● **YOUR TASK**
Transcribe the material exactly. Images do not belong in the copy.

● **DATA SHOWN**
──────────

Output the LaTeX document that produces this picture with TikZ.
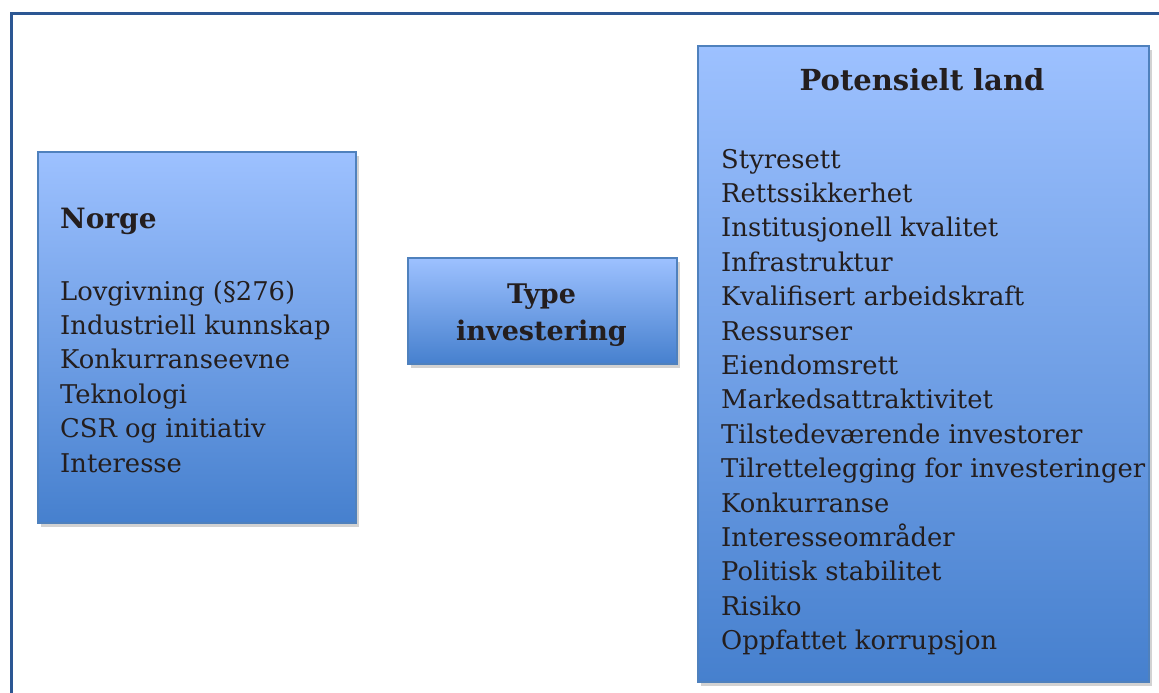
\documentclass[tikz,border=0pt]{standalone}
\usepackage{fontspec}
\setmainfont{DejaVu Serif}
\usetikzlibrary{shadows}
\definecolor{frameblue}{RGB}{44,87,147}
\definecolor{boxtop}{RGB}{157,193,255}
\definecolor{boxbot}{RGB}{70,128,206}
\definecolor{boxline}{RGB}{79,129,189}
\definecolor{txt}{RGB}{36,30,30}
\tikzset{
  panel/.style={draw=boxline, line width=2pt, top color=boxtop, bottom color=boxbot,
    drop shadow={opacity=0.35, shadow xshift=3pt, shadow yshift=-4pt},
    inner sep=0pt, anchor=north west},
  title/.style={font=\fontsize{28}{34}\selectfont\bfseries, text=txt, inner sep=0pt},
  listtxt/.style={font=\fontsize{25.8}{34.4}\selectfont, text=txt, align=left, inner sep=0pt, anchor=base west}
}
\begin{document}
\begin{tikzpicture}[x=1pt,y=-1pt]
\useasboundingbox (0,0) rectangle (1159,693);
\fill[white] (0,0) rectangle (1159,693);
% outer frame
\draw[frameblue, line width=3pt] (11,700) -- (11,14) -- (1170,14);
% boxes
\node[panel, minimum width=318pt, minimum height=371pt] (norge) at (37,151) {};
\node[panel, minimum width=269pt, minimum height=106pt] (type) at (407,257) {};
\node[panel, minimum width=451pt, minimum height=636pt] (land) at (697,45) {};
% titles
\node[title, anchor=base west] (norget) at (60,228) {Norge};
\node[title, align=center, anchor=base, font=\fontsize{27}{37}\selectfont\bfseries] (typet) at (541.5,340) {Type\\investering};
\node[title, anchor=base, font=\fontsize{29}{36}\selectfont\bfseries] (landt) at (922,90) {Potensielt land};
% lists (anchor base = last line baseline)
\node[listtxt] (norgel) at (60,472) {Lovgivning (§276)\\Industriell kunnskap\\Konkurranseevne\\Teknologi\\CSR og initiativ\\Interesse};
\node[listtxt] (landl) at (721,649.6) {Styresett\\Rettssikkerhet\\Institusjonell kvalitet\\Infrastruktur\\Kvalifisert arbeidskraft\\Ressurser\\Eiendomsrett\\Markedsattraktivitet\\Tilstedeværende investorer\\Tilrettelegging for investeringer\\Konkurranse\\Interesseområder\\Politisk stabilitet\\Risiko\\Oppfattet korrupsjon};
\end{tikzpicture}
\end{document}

──────────

● **TASK RESPONSE**
Output the LaTeX document that produces this picture with TikZ.
\documentclass[tikz,border=0pt]{standalone}
\usepackage{fontspec}
\setmainfont{DejaVu Serif}
\usetikzlibrary{shadows}
\definecolor{frameblue}{RGB}{44,87,147}
\definecolor{boxtop}{RGB}{157,193,255}
\definecolor{boxbot}{RGB}{70,128,206}
\definecolor{boxline}{RGB}{79,129,189}
\definecolor{txt}{RGB}{36,30,30}
\tikzset{
  panel/.style={draw=boxline, line width=2pt, top color=boxtop, bottom color=boxbot,
    drop shadow={opacity=0.35, shadow xshift=3pt, shadow yshift=-4pt},
    inner sep=0pt, anchor=north west},
  title/.style={font=\fontsize{28}{34}\selectfont\bfseries, text=txt, inner sep=0pt},
  listtxt/.style={font=\fontsize{25.8}{34.4}\selectfont, text=txt, align=left, inner sep=0pt, anchor=base west}
}
\begin{document}
\begin{tikzpicture}[x=1pt,y=-1pt]
\useasboundingbox (0,0) rectangle (1159,693);
\fill[white] (0,0) rectangle (1159,693);
% outer frame
\draw[frameblue, line width=3pt] (11,700) -- (11,14) -- (1170,14);
% boxes
\node[panel, minimum width=318pt, minimum height=371pt] (norge) at (37,151) {};
\node[panel, minimum width=269pt, minimum height=106pt] (type) at (407,257) {};
\node[panel, minimum width=451pt, minimum height=636pt] (land) at (697,45) {};
% titles
\node[title, anchor=base west] (norget) at (60,228) {Norge};
\node[title, align=center, anchor=base, font=\fontsize{27}{37}\selectfont\bfseries] (typet) at (541.5,340) {Type\\investering};
\node[title, anchor=base, font=\fontsize{29}{36}\selectfont\bfseries] (landt) at (922,90) {Potensielt land};
% lists (anchor base = last line baseline)
\node[listtxt] (norgel) at (60,472) {Lovgivning (§276)\\Industriell kunnskap\\Konkurranseevne\\Teknologi\\CSR og initiativ\\Interesse};
\node[listtxt] (landl) at (721,649.6) {Styresett\\Rettssikkerhet\\Institusjonell kvalitet\\Infrastruktur\\Kvalifisert arbeidskraft\\Ressurser\\Eiendomsrett\\Markedsattraktivitet\\Tilstedeværende investorer\\Tilrettelegging for investeringer\\Konkurranse\\Interesseområder\\Politisk stabilitet\\Risiko\\Oppfattet korrupsjon};
\end{tikzpicture}
\end{document}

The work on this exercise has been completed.